+++ Dataset extract
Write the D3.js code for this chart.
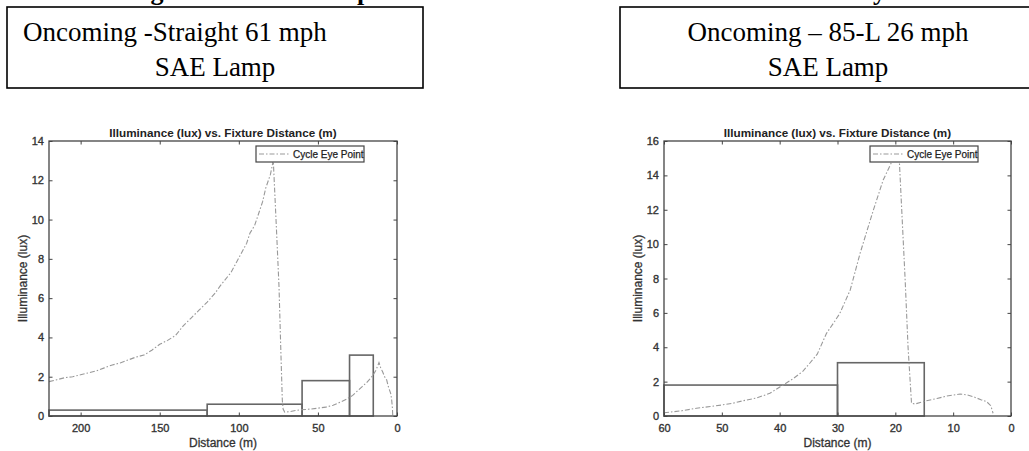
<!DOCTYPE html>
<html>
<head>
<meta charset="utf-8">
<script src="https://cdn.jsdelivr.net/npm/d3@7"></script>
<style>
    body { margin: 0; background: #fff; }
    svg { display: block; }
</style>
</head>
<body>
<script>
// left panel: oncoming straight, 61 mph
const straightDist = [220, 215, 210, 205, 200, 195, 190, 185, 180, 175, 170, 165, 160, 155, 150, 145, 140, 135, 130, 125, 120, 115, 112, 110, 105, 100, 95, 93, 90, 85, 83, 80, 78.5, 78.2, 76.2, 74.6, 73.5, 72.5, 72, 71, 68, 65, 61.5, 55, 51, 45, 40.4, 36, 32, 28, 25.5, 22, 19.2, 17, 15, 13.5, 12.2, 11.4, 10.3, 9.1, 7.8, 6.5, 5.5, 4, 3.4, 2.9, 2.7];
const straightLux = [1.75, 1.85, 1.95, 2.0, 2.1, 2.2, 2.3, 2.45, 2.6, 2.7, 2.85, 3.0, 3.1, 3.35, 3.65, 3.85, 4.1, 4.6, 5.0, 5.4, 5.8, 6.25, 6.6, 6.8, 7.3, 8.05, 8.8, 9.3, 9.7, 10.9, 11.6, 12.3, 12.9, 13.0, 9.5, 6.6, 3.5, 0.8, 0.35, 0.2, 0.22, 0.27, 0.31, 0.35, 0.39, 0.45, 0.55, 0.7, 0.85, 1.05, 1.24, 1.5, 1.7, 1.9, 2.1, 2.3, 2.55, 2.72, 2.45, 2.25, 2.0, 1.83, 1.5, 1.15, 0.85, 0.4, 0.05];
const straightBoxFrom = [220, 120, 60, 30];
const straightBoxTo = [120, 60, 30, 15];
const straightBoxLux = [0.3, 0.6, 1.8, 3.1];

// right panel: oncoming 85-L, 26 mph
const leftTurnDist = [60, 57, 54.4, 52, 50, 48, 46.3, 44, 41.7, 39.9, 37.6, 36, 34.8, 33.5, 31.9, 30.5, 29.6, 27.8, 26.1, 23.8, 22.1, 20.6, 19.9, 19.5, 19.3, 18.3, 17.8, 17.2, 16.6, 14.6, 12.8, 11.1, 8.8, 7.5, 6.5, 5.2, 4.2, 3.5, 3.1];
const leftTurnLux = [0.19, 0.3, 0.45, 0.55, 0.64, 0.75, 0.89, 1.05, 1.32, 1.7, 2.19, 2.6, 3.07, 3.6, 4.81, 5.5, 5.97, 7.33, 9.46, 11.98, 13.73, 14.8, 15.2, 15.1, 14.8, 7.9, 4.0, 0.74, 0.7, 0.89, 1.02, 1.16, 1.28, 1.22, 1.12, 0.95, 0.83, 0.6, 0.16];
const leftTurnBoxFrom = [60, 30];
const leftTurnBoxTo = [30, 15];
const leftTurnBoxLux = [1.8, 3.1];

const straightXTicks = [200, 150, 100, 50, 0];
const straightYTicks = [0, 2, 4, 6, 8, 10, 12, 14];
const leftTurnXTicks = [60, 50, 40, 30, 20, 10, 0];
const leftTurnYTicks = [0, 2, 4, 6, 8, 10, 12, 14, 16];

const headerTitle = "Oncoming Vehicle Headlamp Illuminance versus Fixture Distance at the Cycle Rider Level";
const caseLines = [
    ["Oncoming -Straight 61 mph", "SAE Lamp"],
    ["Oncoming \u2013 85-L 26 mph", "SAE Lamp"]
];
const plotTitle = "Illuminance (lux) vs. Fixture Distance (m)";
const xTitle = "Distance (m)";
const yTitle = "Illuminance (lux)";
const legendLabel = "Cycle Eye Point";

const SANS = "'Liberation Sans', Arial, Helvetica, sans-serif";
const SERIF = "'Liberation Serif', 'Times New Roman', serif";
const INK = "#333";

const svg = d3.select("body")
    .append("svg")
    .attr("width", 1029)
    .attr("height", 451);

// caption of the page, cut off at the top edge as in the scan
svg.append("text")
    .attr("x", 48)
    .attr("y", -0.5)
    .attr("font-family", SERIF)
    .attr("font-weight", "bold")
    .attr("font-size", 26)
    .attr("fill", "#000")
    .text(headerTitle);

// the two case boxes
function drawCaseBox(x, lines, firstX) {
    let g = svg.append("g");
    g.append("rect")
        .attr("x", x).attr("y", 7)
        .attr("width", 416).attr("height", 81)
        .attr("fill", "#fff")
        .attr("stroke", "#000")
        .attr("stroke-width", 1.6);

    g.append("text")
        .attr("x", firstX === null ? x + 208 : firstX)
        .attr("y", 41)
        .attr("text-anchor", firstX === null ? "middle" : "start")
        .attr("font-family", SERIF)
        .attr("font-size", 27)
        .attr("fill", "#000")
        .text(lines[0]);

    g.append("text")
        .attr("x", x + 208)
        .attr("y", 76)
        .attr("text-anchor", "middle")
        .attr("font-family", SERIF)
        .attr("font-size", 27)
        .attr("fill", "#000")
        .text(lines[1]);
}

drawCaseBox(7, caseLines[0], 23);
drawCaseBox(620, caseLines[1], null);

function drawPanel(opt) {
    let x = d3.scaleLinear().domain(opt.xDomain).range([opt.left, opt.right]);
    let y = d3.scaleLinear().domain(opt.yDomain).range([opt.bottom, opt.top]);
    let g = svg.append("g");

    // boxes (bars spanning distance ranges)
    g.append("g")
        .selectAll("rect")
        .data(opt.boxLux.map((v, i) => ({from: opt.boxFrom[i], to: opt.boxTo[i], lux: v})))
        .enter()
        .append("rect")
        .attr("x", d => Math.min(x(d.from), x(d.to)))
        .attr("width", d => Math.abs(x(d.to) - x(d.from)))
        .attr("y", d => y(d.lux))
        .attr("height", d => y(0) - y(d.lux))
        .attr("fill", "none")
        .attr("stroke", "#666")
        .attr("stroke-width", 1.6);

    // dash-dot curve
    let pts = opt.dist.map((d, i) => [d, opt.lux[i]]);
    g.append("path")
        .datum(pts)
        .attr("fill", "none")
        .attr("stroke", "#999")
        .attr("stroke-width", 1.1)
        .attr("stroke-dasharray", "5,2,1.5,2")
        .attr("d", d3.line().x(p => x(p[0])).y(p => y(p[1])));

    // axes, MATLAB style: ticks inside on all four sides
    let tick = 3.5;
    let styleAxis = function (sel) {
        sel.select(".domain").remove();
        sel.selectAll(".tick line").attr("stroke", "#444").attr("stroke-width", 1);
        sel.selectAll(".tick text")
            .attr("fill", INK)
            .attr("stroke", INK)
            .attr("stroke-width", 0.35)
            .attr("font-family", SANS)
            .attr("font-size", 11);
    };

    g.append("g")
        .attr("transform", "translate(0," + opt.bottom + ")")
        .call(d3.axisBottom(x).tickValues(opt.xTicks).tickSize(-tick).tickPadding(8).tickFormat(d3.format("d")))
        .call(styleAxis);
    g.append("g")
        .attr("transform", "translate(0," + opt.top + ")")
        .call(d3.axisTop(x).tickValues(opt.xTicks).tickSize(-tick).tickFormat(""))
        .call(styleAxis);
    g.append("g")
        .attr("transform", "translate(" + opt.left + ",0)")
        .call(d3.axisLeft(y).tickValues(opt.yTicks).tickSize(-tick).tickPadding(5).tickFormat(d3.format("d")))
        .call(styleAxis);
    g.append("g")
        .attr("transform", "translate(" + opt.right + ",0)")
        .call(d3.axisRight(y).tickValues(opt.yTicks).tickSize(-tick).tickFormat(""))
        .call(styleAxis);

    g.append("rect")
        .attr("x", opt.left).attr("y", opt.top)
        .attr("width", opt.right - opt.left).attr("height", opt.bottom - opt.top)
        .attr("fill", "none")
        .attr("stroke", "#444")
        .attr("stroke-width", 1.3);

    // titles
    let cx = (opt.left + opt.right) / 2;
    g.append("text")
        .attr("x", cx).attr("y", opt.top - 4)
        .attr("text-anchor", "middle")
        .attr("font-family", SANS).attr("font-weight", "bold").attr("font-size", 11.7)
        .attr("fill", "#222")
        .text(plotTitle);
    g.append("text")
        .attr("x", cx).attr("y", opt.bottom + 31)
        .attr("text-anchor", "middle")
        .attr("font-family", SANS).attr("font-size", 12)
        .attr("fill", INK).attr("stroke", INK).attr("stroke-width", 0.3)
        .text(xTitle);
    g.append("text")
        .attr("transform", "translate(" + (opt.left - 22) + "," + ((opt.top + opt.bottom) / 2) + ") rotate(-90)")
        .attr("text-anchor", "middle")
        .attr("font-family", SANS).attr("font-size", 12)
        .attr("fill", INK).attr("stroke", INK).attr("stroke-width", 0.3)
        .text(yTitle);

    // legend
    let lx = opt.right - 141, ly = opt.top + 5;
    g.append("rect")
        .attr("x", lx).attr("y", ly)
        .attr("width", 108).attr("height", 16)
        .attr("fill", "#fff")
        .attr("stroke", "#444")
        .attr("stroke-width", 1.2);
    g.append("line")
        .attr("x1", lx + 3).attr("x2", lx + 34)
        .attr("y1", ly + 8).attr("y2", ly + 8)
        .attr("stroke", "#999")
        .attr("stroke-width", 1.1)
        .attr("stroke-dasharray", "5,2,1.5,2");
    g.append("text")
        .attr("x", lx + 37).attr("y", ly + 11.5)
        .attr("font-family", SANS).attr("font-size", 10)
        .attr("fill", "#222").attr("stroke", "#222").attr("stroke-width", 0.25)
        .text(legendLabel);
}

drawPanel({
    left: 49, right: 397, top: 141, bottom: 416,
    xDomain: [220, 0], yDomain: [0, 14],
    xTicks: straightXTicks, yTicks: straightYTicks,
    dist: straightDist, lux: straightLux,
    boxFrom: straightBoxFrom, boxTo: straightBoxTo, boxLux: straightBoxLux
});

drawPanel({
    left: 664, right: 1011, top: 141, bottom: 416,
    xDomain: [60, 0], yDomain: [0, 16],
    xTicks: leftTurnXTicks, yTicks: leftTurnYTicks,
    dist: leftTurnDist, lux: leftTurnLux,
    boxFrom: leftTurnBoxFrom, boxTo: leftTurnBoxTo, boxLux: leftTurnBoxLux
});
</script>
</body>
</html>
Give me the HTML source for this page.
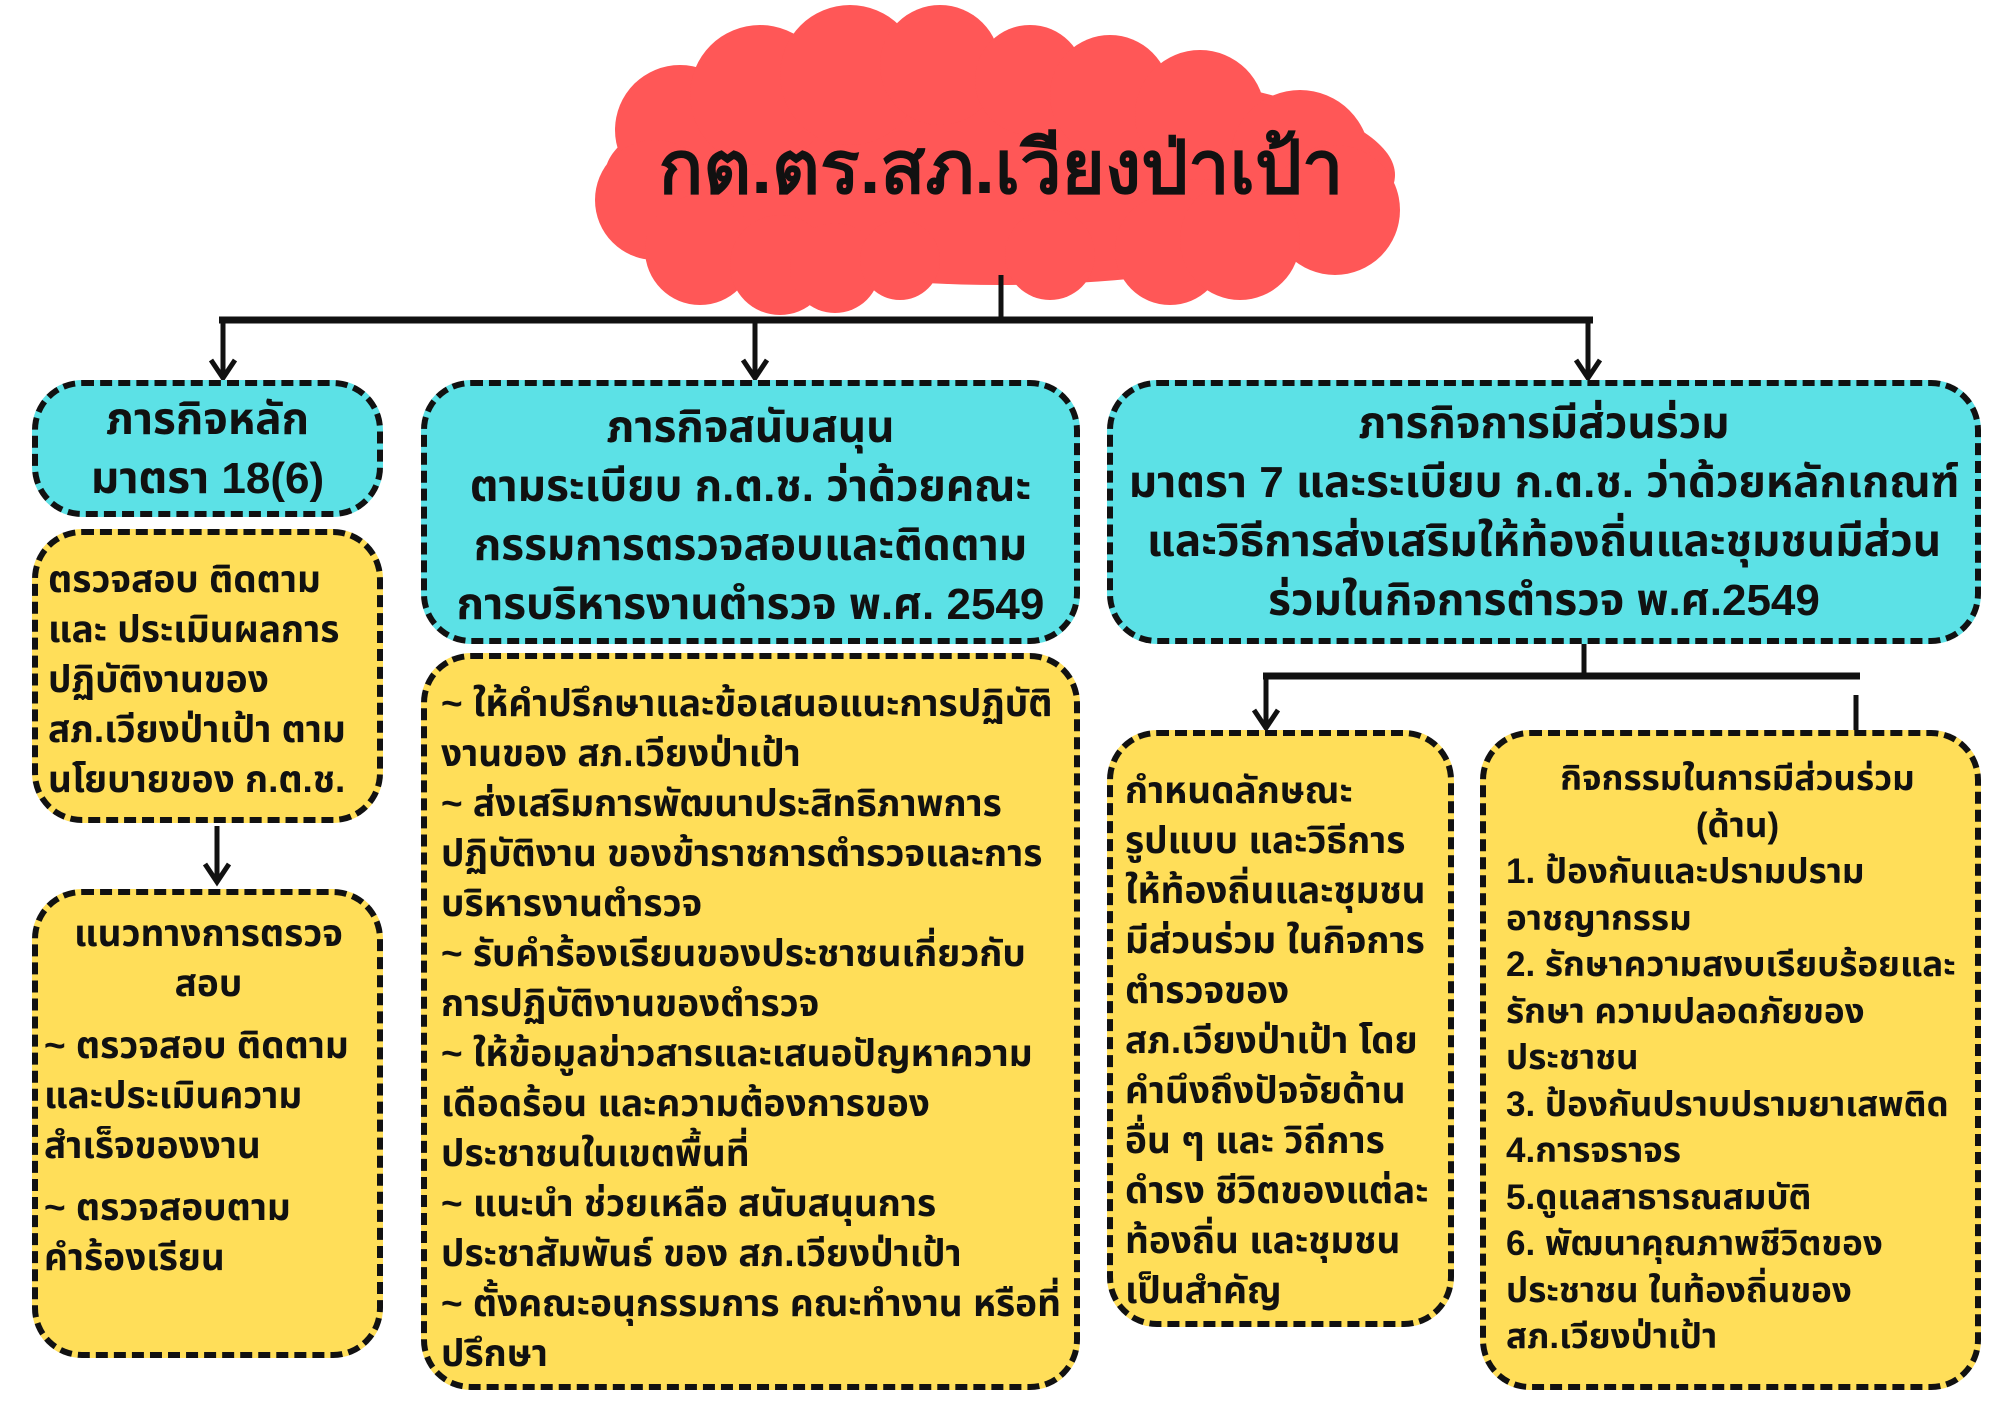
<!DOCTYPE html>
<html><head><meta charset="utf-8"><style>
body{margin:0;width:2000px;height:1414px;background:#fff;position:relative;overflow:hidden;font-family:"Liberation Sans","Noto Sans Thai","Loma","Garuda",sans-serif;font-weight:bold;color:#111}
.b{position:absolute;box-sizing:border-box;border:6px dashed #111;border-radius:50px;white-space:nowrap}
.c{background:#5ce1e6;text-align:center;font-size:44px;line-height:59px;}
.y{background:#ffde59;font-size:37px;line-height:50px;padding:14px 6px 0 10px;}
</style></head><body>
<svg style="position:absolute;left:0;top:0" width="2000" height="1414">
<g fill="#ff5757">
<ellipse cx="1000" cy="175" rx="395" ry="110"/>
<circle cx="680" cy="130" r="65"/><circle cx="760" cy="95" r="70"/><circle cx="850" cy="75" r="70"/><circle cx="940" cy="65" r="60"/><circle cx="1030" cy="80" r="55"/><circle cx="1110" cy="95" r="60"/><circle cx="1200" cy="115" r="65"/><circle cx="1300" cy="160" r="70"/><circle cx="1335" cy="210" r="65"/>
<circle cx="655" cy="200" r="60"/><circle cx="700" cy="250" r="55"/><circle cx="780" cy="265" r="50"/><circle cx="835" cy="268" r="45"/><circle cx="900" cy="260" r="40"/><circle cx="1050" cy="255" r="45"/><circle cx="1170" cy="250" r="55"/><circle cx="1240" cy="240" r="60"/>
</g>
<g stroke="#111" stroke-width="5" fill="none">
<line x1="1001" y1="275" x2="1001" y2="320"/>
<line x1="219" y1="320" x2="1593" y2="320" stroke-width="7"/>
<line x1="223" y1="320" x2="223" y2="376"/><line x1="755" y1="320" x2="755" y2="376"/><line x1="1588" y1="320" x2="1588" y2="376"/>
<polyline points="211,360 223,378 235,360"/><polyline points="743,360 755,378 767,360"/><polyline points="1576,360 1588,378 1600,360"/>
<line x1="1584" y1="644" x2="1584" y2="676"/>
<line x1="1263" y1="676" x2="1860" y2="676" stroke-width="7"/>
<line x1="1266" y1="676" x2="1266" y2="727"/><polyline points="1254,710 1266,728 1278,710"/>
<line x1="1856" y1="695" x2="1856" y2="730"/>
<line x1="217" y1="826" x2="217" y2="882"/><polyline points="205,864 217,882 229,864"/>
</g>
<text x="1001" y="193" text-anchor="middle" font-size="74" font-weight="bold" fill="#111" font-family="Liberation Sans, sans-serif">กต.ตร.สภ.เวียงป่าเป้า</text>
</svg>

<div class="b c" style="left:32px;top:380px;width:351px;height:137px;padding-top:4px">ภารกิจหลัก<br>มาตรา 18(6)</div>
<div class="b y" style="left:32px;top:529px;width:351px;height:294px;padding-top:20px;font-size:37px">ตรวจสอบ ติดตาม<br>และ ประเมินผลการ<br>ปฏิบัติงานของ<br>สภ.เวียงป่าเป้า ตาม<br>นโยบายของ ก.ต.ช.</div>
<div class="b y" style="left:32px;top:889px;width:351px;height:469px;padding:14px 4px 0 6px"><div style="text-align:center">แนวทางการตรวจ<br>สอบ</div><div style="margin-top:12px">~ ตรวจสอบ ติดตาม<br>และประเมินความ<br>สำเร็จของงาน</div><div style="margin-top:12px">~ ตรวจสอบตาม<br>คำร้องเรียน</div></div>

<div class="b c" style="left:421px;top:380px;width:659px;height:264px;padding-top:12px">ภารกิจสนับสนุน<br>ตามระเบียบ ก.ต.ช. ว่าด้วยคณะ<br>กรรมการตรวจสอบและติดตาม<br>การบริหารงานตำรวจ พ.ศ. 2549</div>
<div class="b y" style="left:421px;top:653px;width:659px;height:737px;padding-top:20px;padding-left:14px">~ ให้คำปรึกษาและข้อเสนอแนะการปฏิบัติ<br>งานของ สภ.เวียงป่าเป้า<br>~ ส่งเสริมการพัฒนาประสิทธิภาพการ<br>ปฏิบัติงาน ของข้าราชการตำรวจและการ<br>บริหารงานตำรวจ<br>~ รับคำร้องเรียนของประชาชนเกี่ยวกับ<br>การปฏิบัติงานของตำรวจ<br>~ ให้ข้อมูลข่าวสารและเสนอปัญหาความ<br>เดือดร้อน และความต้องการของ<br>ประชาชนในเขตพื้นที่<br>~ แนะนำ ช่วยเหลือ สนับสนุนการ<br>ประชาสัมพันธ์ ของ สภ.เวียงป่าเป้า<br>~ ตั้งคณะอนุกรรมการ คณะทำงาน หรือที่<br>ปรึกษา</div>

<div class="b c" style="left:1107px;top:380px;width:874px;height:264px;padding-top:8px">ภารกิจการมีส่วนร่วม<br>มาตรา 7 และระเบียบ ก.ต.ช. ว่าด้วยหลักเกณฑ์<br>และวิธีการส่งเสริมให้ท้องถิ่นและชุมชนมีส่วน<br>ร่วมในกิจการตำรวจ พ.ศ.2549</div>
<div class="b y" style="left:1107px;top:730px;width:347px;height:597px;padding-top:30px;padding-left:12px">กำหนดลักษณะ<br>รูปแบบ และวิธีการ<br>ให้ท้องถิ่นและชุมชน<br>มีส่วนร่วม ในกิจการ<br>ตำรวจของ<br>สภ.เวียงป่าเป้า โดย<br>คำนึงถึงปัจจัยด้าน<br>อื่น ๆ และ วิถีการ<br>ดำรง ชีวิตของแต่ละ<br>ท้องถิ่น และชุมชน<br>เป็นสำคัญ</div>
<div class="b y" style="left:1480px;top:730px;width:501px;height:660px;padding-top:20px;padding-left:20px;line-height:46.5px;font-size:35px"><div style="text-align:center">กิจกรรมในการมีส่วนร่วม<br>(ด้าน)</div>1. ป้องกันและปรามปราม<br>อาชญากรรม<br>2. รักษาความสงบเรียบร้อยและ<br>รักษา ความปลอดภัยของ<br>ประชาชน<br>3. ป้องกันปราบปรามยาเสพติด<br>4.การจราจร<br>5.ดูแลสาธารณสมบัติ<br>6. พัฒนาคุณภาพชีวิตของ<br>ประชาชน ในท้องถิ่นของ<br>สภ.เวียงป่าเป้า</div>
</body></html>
++++++
**Task to carry out:** Return each line where "this" shows up.

**Reply to the exercise:**
Write the D3.js code for this chart.
Give me the HTML source for this page.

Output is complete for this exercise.